What is your specialty?  The strongest segment of our portfolio is France, followed by Australia.  In terms of a price band, our core business is between $15-$40 CDN retail (€11 – €30).

How do you decide what cellars you will represent?  It is a two step process.  Firstly, I have to like the wine.  If I won’t serve it on my own dinner table then I will not have the passion to help sell it to the buyers here in Ontario.  Secondly, I believe that there needs to be a certain chemistry between the supplier and agent.  I believe that a strong relationship based upon mutual understanding and sharing the same goals is essential to a long term strategy of success.  Over time I have found that quite a few suppliers that I have worked with have become good personal friends.
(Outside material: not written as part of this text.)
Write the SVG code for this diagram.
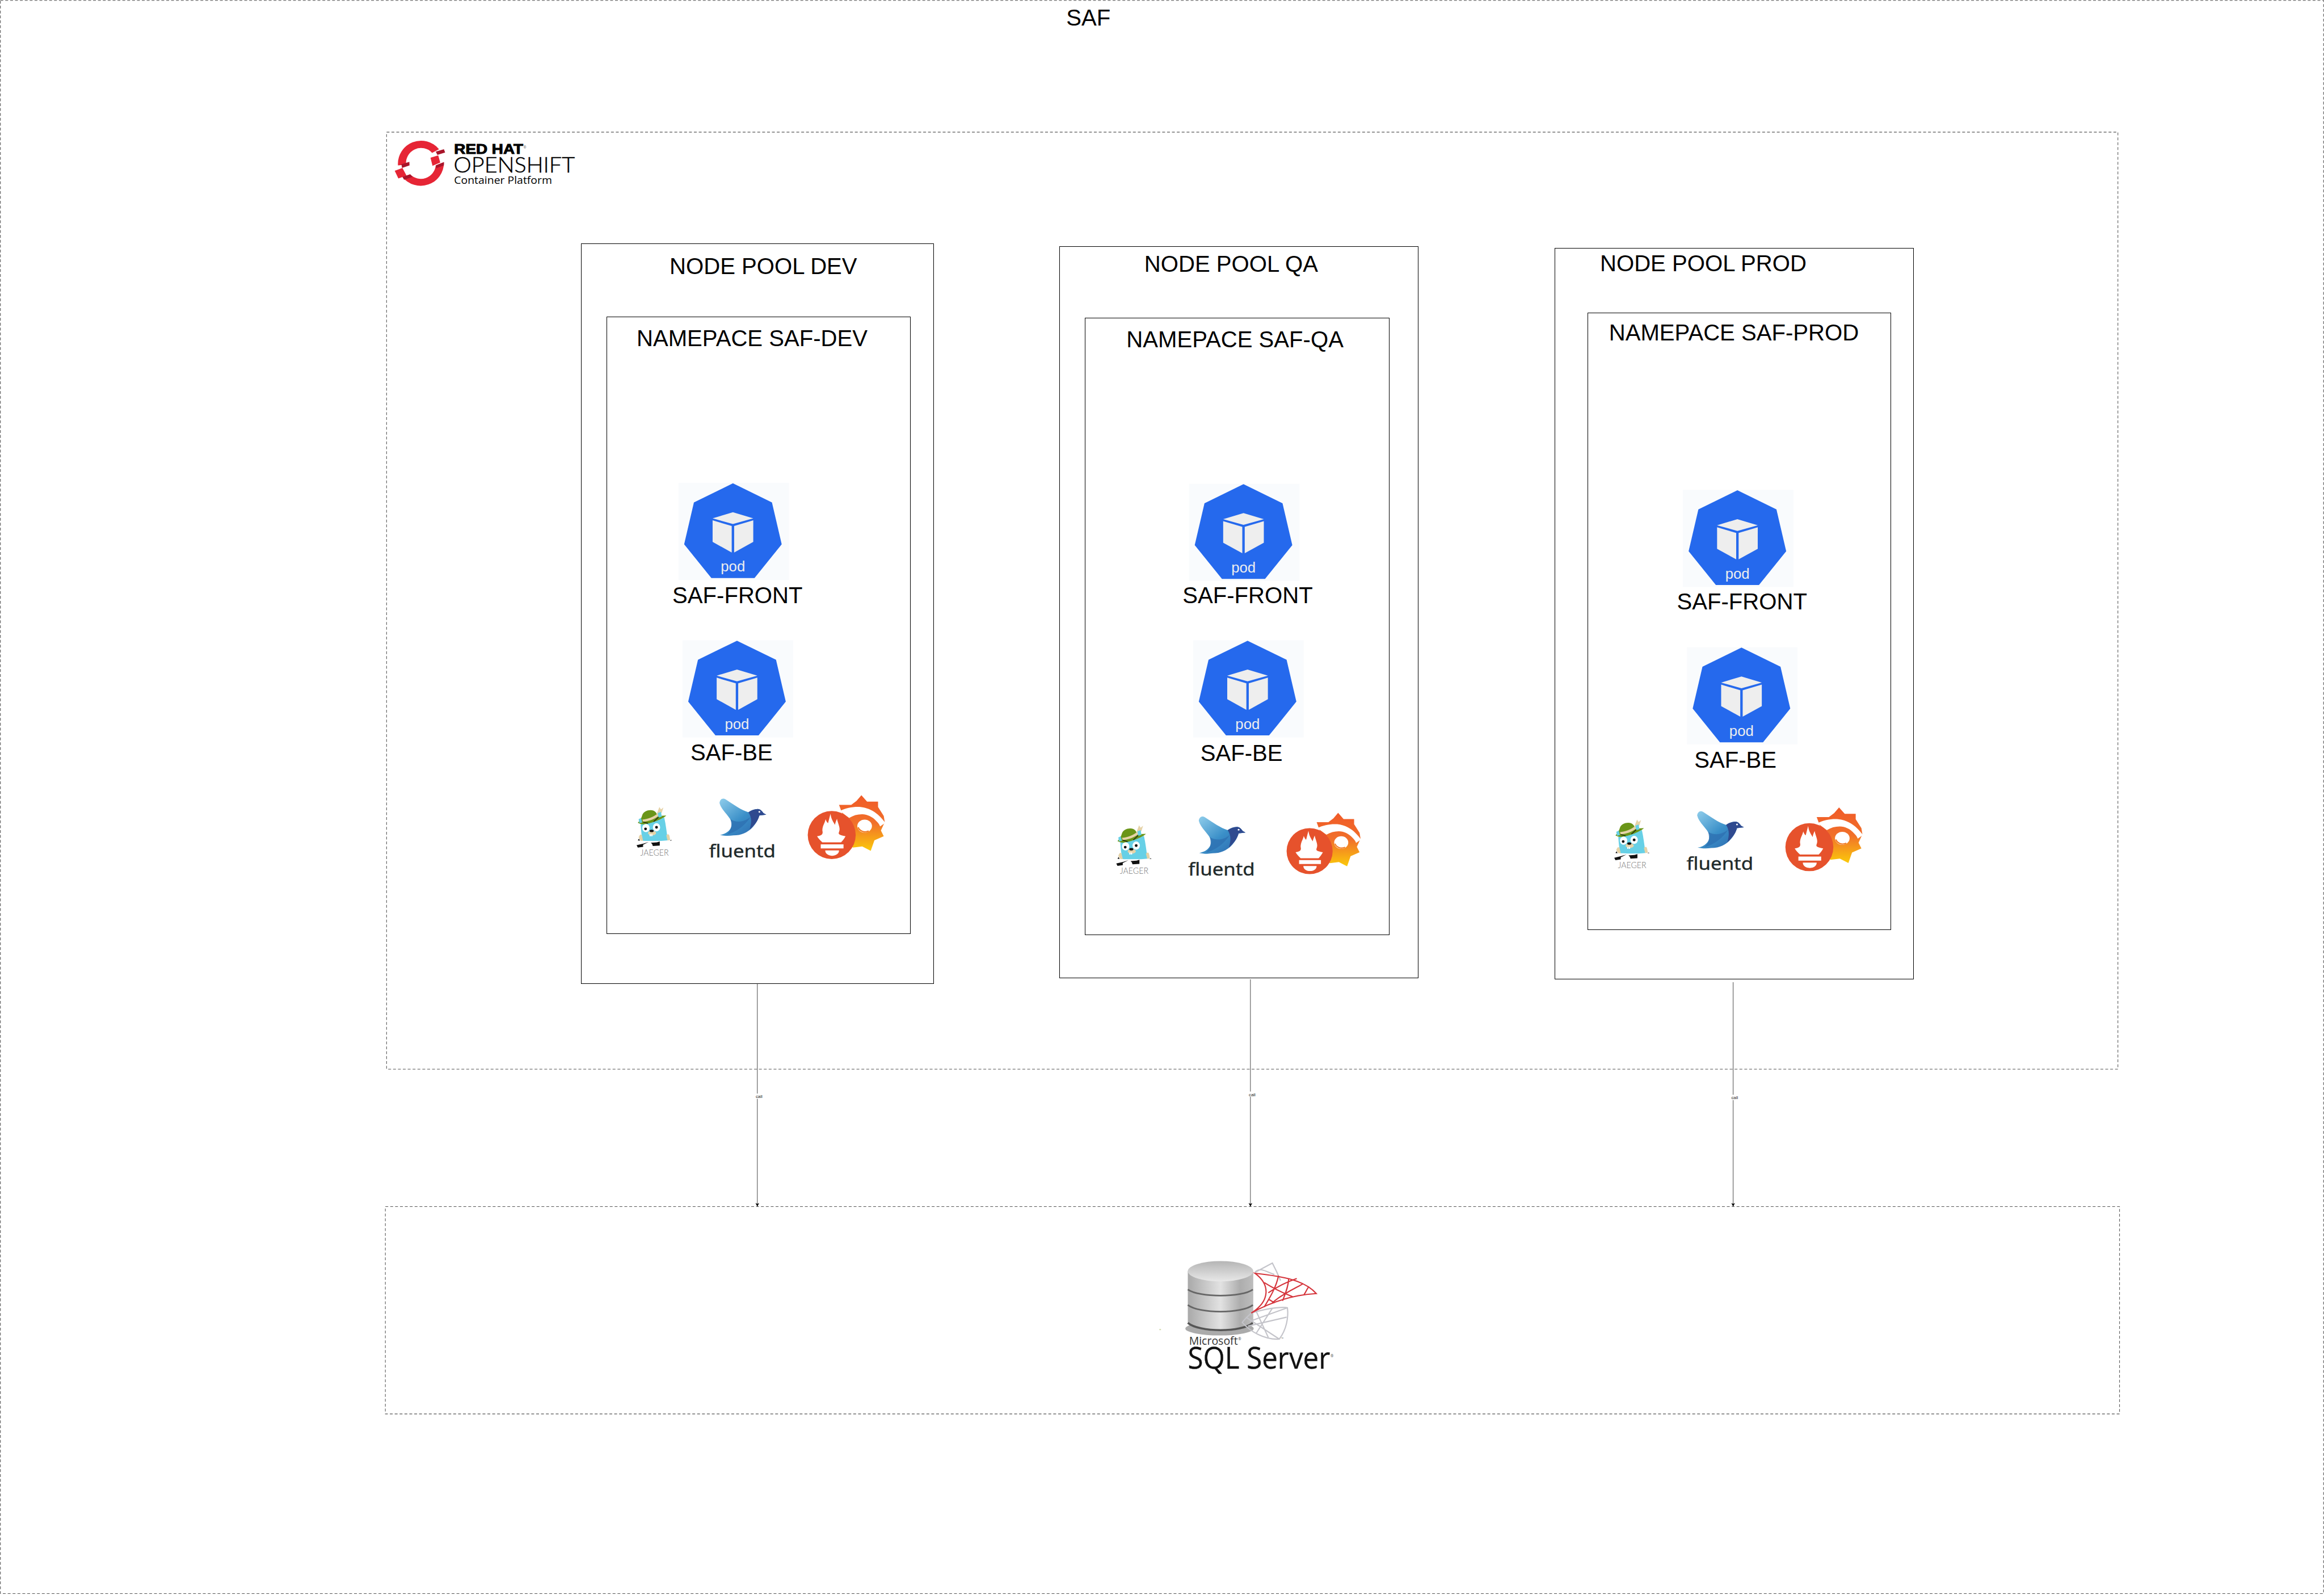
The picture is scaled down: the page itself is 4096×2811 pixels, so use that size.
<svg xmlns="http://www.w3.org/2000/svg" width="4096" height="2811" viewBox="0 0 4096 2811">
<style>
.box{fill:#fff;stroke:#000;stroke-width:1.4;shape-rendering:crispEdges}
.dash{fill:none;stroke:#555;stroke-width:1.5;stroke-dasharray:7 5}
.t{font-family:"Liberation Sans",Arial,sans-serif;font-size:56px;fill:#000}
.pod{font-family:"Liberation Sans",Arial,sans-serif;font-size:36px;fill:#eee;text-anchor:middle}
.jg{font-family:"Lato","Liberation Sans",sans-serif;font-weight:300;font-size:21px;fill:#777}
.fd{font-family:"Noto Sans","Liberation Sans",sans-serif;font-size:44px;fill:#1f2a2b;stroke:#1f2a2b;stroke-width:.6}
.call{font-family:"Liberation Sans",Arial,sans-serif;font-size:11px;fill:#222}
.conn{fill:none;stroke:#555;stroke-width:1.5}
</style>
<defs>
<marker id="arr" markerUnits="userSpaceOnUse" markerWidth="12" markerHeight="12" viewBox="0 0 12 12" refX="10" refY="6" orient="auto"><path d="M1.5,1.5 L10,6 L1.5,10.5 L3.5,6Z" fill="#000"/></marker>
<linearGradient id="birdG" x1="0" y1="0" x2="1" y2="1"><stop offset="0" stop-color="#8fcdeb"/><stop offset=".5" stop-color="#3a8fc8"/><stop offset="1" stop-color="#2a5fa8"/></linearGradient>
<linearGradient id="gearG" x1="0" y1="0" x2="0" y2="1"><stop offset="0" stop-color="#f05a28"/><stop offset=".5" stop-color="#f1702a"/><stop offset="1" stop-color="#fbca0a"/></linearGradient>
<linearGradient id="cylG" x1="0" y1="0" x2="1" y2="0"><stop offset="0" stop-color="#a9a9a9"/><stop offset=".5" stop-color="#e2e2e2"/><stop offset=".8" stop-color="#adadad"/><stop offset="1" stop-color="#bdbdbd"/></linearGradient>
<linearGradient id="topG" x1="0" y1="0" x2="0" y2="1"><stop offset="0" stop-color="#b5b5b5"/><stop offset="1" stop-color="#e8e8e8"/></linearGradient>
<g id="podIcon">
<rect width="272" height="239" fill="#f9fbfd"/>
<polygon points="134,1 230,48 254,151 187,234 81,234 14,151 38,48" fill="#2569ed"/>
<polygon points="134,72 184,87 134,101 84,87" fill="#eee"/>
<polygon points="84,92 131,106 131,171 84,145" fill="#eee"/>
<polygon points="137,106 184,92 184,145 137,171" fill="#eee"/>
</g>
<g id="jaegerArt">
<path d="M8,45 C20,40 50,34 66,28 C70,45 72,65 75,84 C60,86 30,86 13,85 C10,70 9,60 8,45Z" fill="#67d0e6"/>
<path d="M3,77 C6,70 8,68 11,72 L14,85 L8,85Z M71,72 C74,68 78,68 79,74 C80,80 82,84 78,84 L74,84Z" fill="#e6d3a8"/>
<path d="M1,41 C6,36 10,30 12,22 C16,10 38,5 46,16 L50,24 L71,23 C62,32 34,42 20,44 C12,46 6,44 1,41Z" fill="#6a9518"/>
<path d="M12,33 C26,32 40,26 50,18 L52,24 C42,32 26,38 14,38Z" fill="#e6d3a8"/>
<path d="M48,18 L54,2 L58,8 L64,3 L60,16 L52,22Z" fill="#e6d3a8"/>
<path d="M3,32 L9,29 L12,40 L5,42Z M50,17 L58,14 L60,26 L52,28Z" fill="#67d0e6"/>
<path d="M14,39 L26,42 M40,38 L52,27" stroke="#111" stroke-width="1.6" fill="none"/>
<ellipse cx="21" cy="54" rx="9" ry="10" fill="#fff"/><ellipse cx="47" cy="52" rx="9" ry="10" fill="#fff"/>
<circle cx="20" cy="56" r="3.4" fill="#111"/><circle cx="47" cy="52" r="3.4" fill="#111"/>
<ellipse cx="36" cy="66" rx="10" ry="6" fill="#e6d3a8"/><ellipse cx="35" cy="61" rx="5" ry="3" fill="#111"/>
<rect x="30" y="69" width="3" height="5" fill="#fff"/><rect x="34" y="69" width="3" height="5" fill="#fff"/>
<path d="M-2,96 L15,92 L28,88 L14,95 L14,100 L1,102Z M33,90 L48,89 L55,87 L55,97 L38,98 L36,93Z" fill="#111"/>
<path d="M1,84 L4,80 L6,85Z M82,83 L85,84 L80,85Z" fill="#111"/>
</g>
<g id="birdArt">
<path d="M26,12 C27,2 35,-1 42,4 C60,16 80,30 97,35 C105,30 112,27 120,27 C127,27 131,33 134,37 L141,41 L124,43 C118,62 100,92 60,92 C48,94 36,93 27,91 C45,88 58,76 56,60 C52,45 30,30 26,12Z" fill="url(#birdG)"/>
<path d="M53,52 C70,63 90,58 103,46 C92,62 74,82 44,90 C54,80 58,70 53,52Z" fill="#2e6fb0" opacity=".75"/>
<path d="M97,35 C105,30 112,27 120,27 C127,27 131,33 134,37 L141,41 L124,43 C120,58 112,66 100,78 C105,62 106,48 97,35Z" fill="#2f4a8f"/>
<circle cx="124" cy="34" r="2.2" fill="#fff"/>
</g>
<g id="promGraf">
<path d="M132,-39 L146,-23 L173,-23 L173,-10 L187,12 L189.5,27 L180,48 L187,62 L164,72 L155,98 L134,87 L111,90 L66,42 L90,20 L77,-15 L107,-15 L120,-25Z" fill="url(#gearG)"/>
<path d="M79,0 C95,-8 112,-11 130,-10 C150,-8 166,2 176,12 C182,18 186,23 191,29 L178,38 C176,32 172,28 169,25 C160,14 146,8 134,8 C122,8 112,11 102,17Z" fill="#fff"/>
<ellipse cx="140" cy="37" rx="18" ry="16" fill="#fff"/>
<path d="M150,49 C140,54 128,50 124,40" fill="none" stroke="#f07a24" stroke-width="3"/>
<circle cx="59" cy="59" r="59" fill="#e6522c"/>
<path d="M56,7 C58,22 64,28 67,34 C68,28 70,24 72,19 C74,30 80,40 78,48 C76,56 72,58 93,62 C90,68 85,74 82,77 L36,77 C30,72 26,67 23,62 C36,60 38,56 36,48 C36,36 42,30 44,20 C46,26 48,28 50,30 C52,22 54,14 56,7Z" fill="#fff"/>
<rect x="32" y="82" width="56" height="10" fill="#fff"/>
<path d="M43,97 L77,97 C77,106 68,110 60,110 C52,110 43,106 43,97Z" fill="#fff"/>
</g>
</defs>
<rect width="4096" height="2811" fill="#fff"/>
<g transform="scale(0.71646)">
<g id="saf"><rect class="dash" x="1" y="1" width="5715" height="3919"/><text class="t" x="2623" y="63">SAF</text></g>
<g id="openshift">
<rect class="dash" x="951" y="325" width="4259" height="2305"/>
<path d="M979,407 A57,57 0 0 1 1080,367 L1063,376 A37,37 0 0 0 999,405Z" fill="#e62535"/>
<path d="M1072,373 L1092,367 L1095,375 L1076,381Z M987.500,404 L1007,398 L1007.400,407 L989,413Z" fill="#a8152a"/>
<path d="M971,420 L990,413 L1000,432 L980,439Z M1059,388 L1078,382 L1083,400 L1064,408Z" fill="#e62535"/>
<path d="M1092,399 A57,57 0 0 1 990,435 L1009,429 A37,37 0 0 0 1072,407Z" fill="#e62535"/>
<path d="M990,435 L1009,429 L1015,435 L994,442Z M1072,407 L1092,399 L1092,407 L1073,414Z" fill="#a8152a"/>
<text x="1117" y="378" font-family="'Liberation Sans',Arial,sans-serif" font-weight="700" font-size="34" textLength="170" lengthAdjust="spacingAndGlyphs" stroke="#000" stroke-width="1.4">RED HAT</text>
<text x="1288" y="366" font-family="'Liberation Sans',Arial,sans-serif" font-size="9" fill="#555">®</text>
<text x="1116" y="424" font-family="Lato,'Open Sans',sans-serif" font-weight="300" font-size="53" textLength="298" lengthAdjust="spacingAndGlyphs" fill="#000" stroke="#000" stroke-width=".7">OPENSHIFT</text>
<text x="1117" y="452" font-family="'Open Sans','Liberation Sans',sans-serif" font-size="26" textLength="241" lengthAdjust="spacingAndGlyphs">Container Platform</text>
</g>
<g id="pool-dev">
<rect class="box" x="1429.500" y="600" width="867" height="1820"/>
<text class="t" x="1647" y="674">NODE POOL DEV</text>
</g>
<g id="ns-dev">
<rect class="box" x="1492.500" y="780" width="747.500" height="1517"/>
<text class="t" x="1566" y="851">NAMEPACE SAF-DEV</text>
</g>
<g id="dev-front"><use href="#podIcon" x="1669" y="1188"/><text class="pod" x="1803" y="1406">pod</text><text class="t" x="1654" y="1483">SAF-FRONT</text></g>
<g id="dev-be"><use href="#podIcon" x="1679" y="1575"/><text class="pod" x="1813" y="1793">pod</text><text class="t" x="1698.500" y="1871">SAF-BE</text></g>
<g id="dev-jaeger"><use href="#jaegerArt" x="1568" y="1983"/><text class="jg" x="1575" y="2105" textLength="70" lengthAdjust="spacingAndGlyphs">JAEGER</text></g>
<g id="dev-fluentd"><use href="#birdArt" x="1744" y="1963"/><text class="fd" x="1744" y="2109" textLength="164" lengthAdjust="spacingAndGlyphs">fluentd</text></g>
<g id="dev-prom"><use href="#promGraf" x="1987" y="1995"/></g>
<g id="pool-qa">
<rect class="box" x="2607" y="607" width="881" height="1798"/>
<text class="t" x="2815" y="669">NODE POOL QA</text>
</g>
<g id="ns-qa">
<rect class="box" x="2669" y="782" width="748" height="1517"/>
<text class="t" x="2771" y="854">NAMEPACE SAF-QA</text>
</g>
<g id="qa-front"><use href="#podIcon" x="2925" y="1190"/><text class="pod" x="3059" y="1408">pod</text><text class="t" x="2909" y="1484">SAF-FRONT</text></g>
<g id="qa-be"><use href="#podIcon" x="2935" y="1575"/><text class="pod" x="3069" y="1793">pod</text><text class="t" x="2953" y="1872">SAF-BE</text></g>
<g id="qa-jaeger"><use href="#jaegerArt" x="2748" y="2028"/><text class="jg" x="2755" y="2150" textLength="70" lengthAdjust="spacingAndGlyphs">JAEGER</text></g>
<g id="qa-fluentd"><use href="#birdArt" x="2923" y="2007"/><text class="fd" x="2923" y="2153" textLength="164" lengthAdjust="spacingAndGlyphs">fluentd</text></g>
<g id="qa-prom"><use href="#promGraf" transform="translate(3165,2037) scale(.96)"/></g>
<g id="pool-prod">
<rect class="box" x="3825" y="611" width="882" height="1798"/>
<text class="t" x="3936" y="667">NODE POOL PROD</text>
</g>
<g id="ns-prod">
<rect class="box" x="3906" y="770" width="746" height="1517"/>
<text class="t" x="3958" y="837">NAMEPACE SAF-PROD</text>
</g>
<g id="prod-front"><use href="#podIcon" x="4140" y="1205"/><text class="pod" x="4274" y="1423">pod</text><text class="t" x="4125" y="1499">SAF-FRONT</text></g>
<g id="prod-be"><use href="#podIcon" x="4150" y="1592"/><text class="pod" x="4284" y="1810">pod</text><text class="t" x="4168" y="1888">SAF-BE</text></g>
<g id="prod-jaeger"><use href="#jaegerArt" x="3973" y="2014"/><text class="jg" x="3980" y="2136" textLength="70" lengthAdjust="spacingAndGlyphs">JAEGER</text></g>
<g id="prod-fluentd"><use href="#birdArt" x="4149" y="1994"/><text class="fd" x="4149" y="2140" textLength="164" lengthAdjust="spacingAndGlyphs">fluentd</text></g>
<g id="prod-prom"><use href="#promGraf" x="4392" y="2025"/></g>
<g id="sqlserver">
<rect class="dash" x="948" y="2968" width="4266" height="510"/>
<ellipse cx="3000" cy="3268" rx="84" ry="17" fill="#666" opacity=".55"/>
<path d="M2922,3127 L2922,3252 C2935,3282 3070,3282 3083,3252 L3083,3127Z" fill="url(#cylG)"/>
<ellipse cx="3002.500" cy="3127" rx="80.500" ry="25" fill="url(#topG)"/>
<path d="M2922,3172 C2950,3192 3055,3192 3082,3172 M2922,3210 C2950,3232 3055,3232 3082,3210" fill="none" stroke="#666" stroke-width="4"/>
<path d="M2922,3254 C2950,3278 3055,3278 3082,3254" fill="none" stroke="#555" stroke-width="5"/>
<g fill="none" stroke="#c4c4ca" stroke-width="3">
<path d="M3087,3130 L3130,3107 C3142,3130 3145,3138 3150,3150 M3087,3130 C3100,3115 3118,3130 3135,3135"/>
<path d="M3056,3253 C3065,3240 3085,3225 3077,3230 C3130,3215 3160,3215 3167,3217 C3170,3240 3165,3270 3147,3294 C3110,3296 3075,3275 3056,3253Z"/>
<path d="M3065,3240 L3147,3294 M3090,3225 L3120,3290 M3130,3218 L3090,3280 M3165,3240 L3070,3262 M3167,3217 L3075,3250"/>
</g>
<g fill="none" stroke="#d5353c" stroke-width="3">
<path d="M3087,3132 C3160,3140 3210,3150 3238,3182 C3190,3184 3130,3200 3078,3230 C3125,3200 3125,3160 3087,3132Z"/>
<path d="M3110,3155 C3150,3180 3170,3185 3180,3190 M3120,3180 C3150,3160 3175,3150 3190,3145 M3145,3138 C3140,3165 3125,3190 3110,3215 M3170,3145 C3170,3160 3165,3175 3155,3200 M3205,3158 C3185,3170 3150,3185 3130,3205 M3120,3195 L3135,3205 M3220,3165 C3215,3170 3212,3180 3208,3184"/>
</g>
<rect x="2852" y="3269" width="4" height="3" fill="#d5dcb0"/>
<text x="3152" y="3296" font-family="'Open Sans',sans-serif" font-size="7" fill="#555">™</text>
<text x="2925" y="3308" font-family="'Open Sans','Liberation Sans',sans-serif" font-size="28" fill="#333" textLength="120" lengthAdjust="spacingAndGlyphs">Microsoft</text>
<text x="3046" y="3297" font-family="'Open Sans',sans-serif" font-size="9" fill="#444">®</text>
<text x="2922" y="3367" font-family="'Open Sans','Liberation Sans',sans-serif" font-size="74" fill="#111" stroke="#111" stroke-width=".5" textLength="350" lengthAdjust="spacingAndGlyphs">SQL Server</text>
<text x="3273" y="3338" font-family="'Open Sans',sans-serif" font-size="9" fill="#444">®</text>
</g>
<g id="connectors">
<line class="conn" x1="1863" y1="2420" x2="1863" y2="2968" marker-end="url(#arr)"/>
<line class="conn" x1="3076" y1="2409" x2="3076" y2="2968" marker-end="url(#arr)"/>
<line class="conn" x1="4263.500" y1="2416" x2="4263.500" y2="2968" marker-end="url(#arr)"/>
<rect x="1859" y="2690" width="16" height="13" fill="#fff"/><text class="call" x="1859" y="2701">call</text>
<rect x="3072" y="2685" width="16" height="13" fill="#fff"/><text class="call" x="3072" y="2696">call</text>
<rect x="4259" y="2693" width="16" height="13" fill="#fff"/><text class="call" x="4259" y="2704">call</text>
</g>
</g>
</svg>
What types of wines do you like personally?  Right now I am quite partial to cooler climate Australia (Yarra Valley, Margaret River) and some of the newer appellations coming from the Languedoc.  Being born in England (but raised in Canada) I can never turn down a glass of good Port!

How would you compare the workshop methodology at Wine Pleasures to a large-scale wine trade fair?  What are the strengths and weaknesses of both?  I definitely prefer the smaller format shows.  It allows for more focus and is much more personal in nature. While shows like Vinexpo are good in that you can see a large amount of suppliers in one place, I find it can be overwhelming.  Vinitaly is somewhat better, in that you are focused solely on Italian wines, but as I said, I prefer a more intimate, one on one approach to meetings.